▶ [Dataset]
· · · · · · ·

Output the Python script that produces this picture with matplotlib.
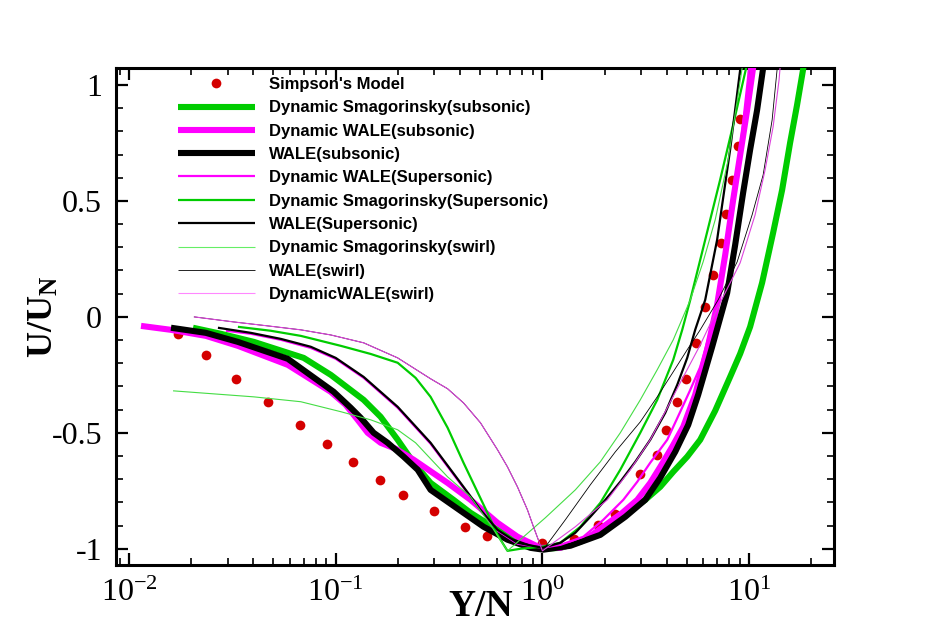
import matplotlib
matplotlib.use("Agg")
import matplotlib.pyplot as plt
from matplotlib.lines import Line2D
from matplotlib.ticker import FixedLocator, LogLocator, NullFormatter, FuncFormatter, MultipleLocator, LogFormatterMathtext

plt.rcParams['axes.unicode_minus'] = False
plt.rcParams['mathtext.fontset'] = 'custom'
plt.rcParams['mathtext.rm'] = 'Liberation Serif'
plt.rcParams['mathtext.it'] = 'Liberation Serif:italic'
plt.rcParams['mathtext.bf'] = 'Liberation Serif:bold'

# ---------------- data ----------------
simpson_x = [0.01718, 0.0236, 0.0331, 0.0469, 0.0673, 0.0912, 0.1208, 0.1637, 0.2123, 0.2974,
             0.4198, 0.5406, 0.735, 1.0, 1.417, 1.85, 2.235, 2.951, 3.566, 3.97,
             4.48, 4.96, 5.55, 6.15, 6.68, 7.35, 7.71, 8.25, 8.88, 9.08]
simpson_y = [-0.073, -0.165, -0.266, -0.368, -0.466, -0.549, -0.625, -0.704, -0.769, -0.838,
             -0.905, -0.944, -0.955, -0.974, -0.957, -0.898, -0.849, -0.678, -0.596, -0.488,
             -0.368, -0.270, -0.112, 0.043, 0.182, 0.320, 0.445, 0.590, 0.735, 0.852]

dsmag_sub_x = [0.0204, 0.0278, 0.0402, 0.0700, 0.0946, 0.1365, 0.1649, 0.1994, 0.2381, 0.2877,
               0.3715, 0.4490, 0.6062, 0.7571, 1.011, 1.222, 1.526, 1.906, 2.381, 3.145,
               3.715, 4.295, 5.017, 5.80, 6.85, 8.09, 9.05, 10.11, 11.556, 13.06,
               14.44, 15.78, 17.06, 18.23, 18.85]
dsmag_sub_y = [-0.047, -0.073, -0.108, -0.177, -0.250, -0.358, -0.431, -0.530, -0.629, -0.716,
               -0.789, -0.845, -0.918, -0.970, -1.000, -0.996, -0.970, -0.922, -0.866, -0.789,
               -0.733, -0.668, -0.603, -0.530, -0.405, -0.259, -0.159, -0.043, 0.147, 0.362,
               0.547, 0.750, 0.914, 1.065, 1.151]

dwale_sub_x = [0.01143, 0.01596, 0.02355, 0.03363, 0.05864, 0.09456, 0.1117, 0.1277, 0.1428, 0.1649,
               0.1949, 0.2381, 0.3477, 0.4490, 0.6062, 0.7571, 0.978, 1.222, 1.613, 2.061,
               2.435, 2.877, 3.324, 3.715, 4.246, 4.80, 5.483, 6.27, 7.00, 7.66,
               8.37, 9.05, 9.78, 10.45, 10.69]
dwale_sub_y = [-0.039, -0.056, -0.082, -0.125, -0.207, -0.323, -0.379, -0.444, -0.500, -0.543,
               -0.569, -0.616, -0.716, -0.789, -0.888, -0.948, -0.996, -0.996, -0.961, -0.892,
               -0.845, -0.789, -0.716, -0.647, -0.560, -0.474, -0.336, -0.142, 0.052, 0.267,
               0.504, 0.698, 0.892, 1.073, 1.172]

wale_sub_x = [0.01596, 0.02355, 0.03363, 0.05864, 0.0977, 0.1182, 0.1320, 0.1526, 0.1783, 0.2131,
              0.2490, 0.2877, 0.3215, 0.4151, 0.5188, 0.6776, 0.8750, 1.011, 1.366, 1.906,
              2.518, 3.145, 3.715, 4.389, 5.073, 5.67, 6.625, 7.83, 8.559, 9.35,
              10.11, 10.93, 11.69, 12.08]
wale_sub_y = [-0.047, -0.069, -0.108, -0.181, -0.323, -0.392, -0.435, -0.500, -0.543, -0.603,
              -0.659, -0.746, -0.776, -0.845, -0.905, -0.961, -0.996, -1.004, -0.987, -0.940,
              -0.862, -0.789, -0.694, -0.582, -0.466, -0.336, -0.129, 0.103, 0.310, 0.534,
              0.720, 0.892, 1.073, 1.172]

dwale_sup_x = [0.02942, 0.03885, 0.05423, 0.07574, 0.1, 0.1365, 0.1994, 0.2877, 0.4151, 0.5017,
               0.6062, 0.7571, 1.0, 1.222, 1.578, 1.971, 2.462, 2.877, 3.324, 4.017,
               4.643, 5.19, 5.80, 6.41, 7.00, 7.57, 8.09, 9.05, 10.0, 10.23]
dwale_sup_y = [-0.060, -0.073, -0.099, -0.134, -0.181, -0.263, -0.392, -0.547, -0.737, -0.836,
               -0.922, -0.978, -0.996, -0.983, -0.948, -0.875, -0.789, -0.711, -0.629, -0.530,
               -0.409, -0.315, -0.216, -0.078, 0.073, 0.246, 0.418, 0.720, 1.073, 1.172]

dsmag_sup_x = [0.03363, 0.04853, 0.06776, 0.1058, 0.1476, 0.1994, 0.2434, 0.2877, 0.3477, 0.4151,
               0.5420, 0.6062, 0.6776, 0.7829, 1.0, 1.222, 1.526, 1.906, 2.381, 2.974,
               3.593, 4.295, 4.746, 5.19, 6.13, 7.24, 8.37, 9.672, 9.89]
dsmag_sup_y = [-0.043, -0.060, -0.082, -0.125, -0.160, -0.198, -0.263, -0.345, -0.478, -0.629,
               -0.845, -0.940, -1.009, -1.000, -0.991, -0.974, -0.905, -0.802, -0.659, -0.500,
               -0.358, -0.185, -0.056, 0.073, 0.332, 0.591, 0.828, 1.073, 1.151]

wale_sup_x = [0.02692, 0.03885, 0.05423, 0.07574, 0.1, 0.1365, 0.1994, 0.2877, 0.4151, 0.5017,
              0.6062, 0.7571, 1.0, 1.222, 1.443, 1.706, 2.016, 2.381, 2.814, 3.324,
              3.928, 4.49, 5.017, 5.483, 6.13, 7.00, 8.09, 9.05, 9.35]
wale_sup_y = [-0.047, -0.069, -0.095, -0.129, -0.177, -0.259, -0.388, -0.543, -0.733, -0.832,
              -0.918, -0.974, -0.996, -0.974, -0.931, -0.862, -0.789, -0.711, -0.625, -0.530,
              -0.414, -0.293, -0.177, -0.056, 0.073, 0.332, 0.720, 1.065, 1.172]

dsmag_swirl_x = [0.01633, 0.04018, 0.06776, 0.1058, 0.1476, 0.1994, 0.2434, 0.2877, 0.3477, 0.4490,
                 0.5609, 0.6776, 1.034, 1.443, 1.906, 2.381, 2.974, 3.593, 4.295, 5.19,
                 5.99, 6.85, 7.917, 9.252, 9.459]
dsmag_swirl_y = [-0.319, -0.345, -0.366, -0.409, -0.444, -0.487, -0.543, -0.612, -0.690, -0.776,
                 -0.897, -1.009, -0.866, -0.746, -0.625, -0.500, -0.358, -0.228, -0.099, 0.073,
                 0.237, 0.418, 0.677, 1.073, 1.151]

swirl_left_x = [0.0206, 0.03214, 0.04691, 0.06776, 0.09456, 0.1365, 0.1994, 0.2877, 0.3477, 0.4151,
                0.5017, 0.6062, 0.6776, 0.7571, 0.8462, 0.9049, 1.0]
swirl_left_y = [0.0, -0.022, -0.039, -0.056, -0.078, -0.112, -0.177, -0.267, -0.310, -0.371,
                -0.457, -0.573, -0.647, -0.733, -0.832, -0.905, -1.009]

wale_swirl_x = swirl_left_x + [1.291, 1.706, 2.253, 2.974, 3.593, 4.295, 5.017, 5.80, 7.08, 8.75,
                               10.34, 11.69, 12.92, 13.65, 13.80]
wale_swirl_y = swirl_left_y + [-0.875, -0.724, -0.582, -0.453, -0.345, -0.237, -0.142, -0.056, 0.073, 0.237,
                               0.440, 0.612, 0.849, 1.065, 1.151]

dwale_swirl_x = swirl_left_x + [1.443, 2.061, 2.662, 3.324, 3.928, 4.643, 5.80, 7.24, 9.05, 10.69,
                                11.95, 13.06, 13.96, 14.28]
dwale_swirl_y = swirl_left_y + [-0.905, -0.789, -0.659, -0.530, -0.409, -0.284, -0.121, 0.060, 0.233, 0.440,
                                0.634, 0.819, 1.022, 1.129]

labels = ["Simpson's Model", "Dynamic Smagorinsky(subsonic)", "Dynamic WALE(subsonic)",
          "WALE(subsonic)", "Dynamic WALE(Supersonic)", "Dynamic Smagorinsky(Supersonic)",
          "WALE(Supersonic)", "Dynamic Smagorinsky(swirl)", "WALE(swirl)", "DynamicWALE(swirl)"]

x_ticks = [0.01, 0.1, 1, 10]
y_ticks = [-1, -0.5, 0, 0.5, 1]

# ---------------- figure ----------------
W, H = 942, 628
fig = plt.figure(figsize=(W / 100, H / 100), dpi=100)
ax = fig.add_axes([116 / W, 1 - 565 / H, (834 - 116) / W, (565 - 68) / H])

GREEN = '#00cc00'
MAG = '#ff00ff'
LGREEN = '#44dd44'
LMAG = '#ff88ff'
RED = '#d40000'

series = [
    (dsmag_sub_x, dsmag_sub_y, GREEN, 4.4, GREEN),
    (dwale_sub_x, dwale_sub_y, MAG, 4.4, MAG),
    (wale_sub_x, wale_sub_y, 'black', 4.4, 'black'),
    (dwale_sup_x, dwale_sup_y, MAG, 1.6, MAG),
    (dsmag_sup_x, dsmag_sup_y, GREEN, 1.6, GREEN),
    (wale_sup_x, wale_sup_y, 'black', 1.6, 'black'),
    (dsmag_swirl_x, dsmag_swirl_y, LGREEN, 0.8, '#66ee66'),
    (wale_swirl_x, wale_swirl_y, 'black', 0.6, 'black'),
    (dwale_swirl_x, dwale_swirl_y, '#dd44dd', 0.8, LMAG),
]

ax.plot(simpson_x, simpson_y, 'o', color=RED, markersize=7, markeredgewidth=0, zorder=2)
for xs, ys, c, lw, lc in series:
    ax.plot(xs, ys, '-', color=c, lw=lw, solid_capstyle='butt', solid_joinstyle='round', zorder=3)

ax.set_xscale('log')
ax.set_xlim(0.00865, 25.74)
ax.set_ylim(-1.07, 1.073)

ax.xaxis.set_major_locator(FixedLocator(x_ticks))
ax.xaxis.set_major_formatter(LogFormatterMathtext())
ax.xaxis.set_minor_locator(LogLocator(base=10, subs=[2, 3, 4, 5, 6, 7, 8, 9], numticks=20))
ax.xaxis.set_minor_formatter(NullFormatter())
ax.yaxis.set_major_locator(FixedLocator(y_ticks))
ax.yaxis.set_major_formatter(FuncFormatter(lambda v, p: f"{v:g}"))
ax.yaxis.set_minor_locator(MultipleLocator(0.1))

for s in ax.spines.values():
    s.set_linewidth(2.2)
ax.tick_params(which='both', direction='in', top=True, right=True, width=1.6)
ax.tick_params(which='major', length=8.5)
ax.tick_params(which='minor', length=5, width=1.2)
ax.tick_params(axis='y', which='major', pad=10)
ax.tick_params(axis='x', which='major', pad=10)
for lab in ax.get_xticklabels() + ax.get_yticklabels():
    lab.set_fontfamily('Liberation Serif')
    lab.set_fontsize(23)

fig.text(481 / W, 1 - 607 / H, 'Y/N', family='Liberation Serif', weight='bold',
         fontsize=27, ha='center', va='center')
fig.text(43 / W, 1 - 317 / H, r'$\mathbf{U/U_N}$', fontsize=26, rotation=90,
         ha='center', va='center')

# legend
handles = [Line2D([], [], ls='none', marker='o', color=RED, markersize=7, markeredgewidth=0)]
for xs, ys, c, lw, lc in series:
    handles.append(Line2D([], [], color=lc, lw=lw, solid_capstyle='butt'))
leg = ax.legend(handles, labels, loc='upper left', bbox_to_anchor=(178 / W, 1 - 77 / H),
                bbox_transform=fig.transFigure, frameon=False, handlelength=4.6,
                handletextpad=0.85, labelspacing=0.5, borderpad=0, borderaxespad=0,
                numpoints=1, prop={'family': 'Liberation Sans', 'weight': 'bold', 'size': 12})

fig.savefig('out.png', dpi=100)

· · · · · · ·

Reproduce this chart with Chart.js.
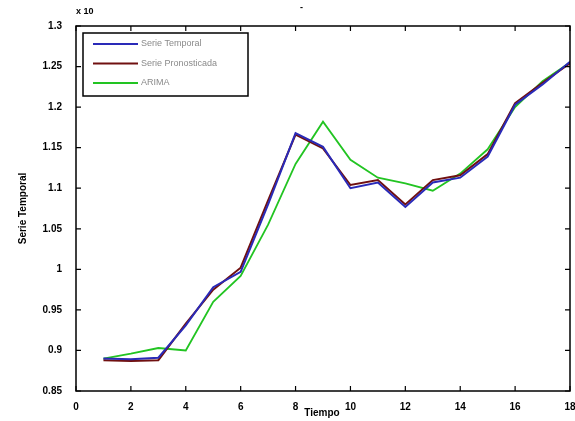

· · · · · · ·

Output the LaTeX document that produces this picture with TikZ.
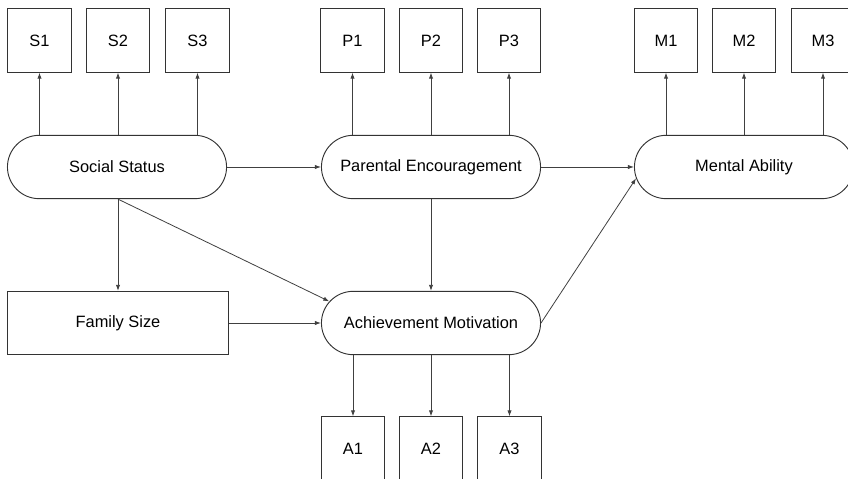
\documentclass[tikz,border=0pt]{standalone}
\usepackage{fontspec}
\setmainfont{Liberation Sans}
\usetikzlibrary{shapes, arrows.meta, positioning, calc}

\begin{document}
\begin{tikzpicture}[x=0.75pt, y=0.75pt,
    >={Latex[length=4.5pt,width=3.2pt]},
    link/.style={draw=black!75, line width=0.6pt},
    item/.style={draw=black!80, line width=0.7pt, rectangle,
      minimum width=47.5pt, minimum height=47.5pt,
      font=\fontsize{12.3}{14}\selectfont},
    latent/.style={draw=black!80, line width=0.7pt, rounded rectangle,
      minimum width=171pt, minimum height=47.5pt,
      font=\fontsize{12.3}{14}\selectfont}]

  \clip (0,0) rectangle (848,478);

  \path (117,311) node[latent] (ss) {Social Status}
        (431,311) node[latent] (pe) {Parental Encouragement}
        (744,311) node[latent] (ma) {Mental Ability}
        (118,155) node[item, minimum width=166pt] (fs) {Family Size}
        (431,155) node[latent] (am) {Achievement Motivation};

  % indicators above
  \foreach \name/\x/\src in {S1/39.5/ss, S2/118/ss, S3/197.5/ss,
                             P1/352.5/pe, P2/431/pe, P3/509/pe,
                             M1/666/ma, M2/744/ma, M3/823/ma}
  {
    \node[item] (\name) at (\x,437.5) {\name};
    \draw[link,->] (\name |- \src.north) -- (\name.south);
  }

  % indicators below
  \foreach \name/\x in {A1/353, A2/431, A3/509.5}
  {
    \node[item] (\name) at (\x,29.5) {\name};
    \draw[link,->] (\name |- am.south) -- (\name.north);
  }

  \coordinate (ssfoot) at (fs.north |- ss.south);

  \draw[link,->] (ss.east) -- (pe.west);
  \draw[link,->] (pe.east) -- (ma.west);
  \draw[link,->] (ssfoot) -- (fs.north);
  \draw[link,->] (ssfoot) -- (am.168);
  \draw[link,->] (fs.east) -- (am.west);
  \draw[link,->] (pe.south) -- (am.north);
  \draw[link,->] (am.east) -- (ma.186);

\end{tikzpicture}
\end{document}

· · · · · · ·

▶ [The problem]
Take out nothing but the lines from the one containing "Output the LaTeX" to the one containing "(431,155) node[latent] (am)", inclusive, retyped exactly. Drop the pictures.

▶ [Expected output]
Output the LaTeX document that produces this picture with TikZ.
\documentclass[tikz,border=0pt]{standalone}
\usepackage{fontspec}
\setmainfont{Liberation Sans}
\usetikzlibrary{shapes, arrows.meta, positioning, calc}

\begin{document}
\begin{tikzpicture}[x=0.75pt, y=0.75pt,
    >={Latex[length=4.5pt,width=3.2pt]},
    link/.style={draw=black!75, line width=0.6pt},
    item/.style={draw=black!80, line width=0.7pt, rectangle,
      minimum width=47.5pt, minimum height=47.5pt,
      font=\fontsize{12.3}{14}\selectfont},
    latent/.style={draw=black!80, line width=0.7pt, rounded rectangle,
      minimum width=171pt, minimum height=47.5pt,
      font=\fontsize{12.3}{14}\selectfont}]

  \clip (0,0) rectangle (848,478);

  \path (117,311) node[latent] (ss) {Social Status}
        (431,311) node[latent] (pe) {Parental Encouragement}
        (744,311) node[latent] (ma) {Mental Ability}
        (118,155) node[item, minimum width=166pt] (fs) {Family Size}
        (431,155) node[latent] (am) {Achievement Motivation};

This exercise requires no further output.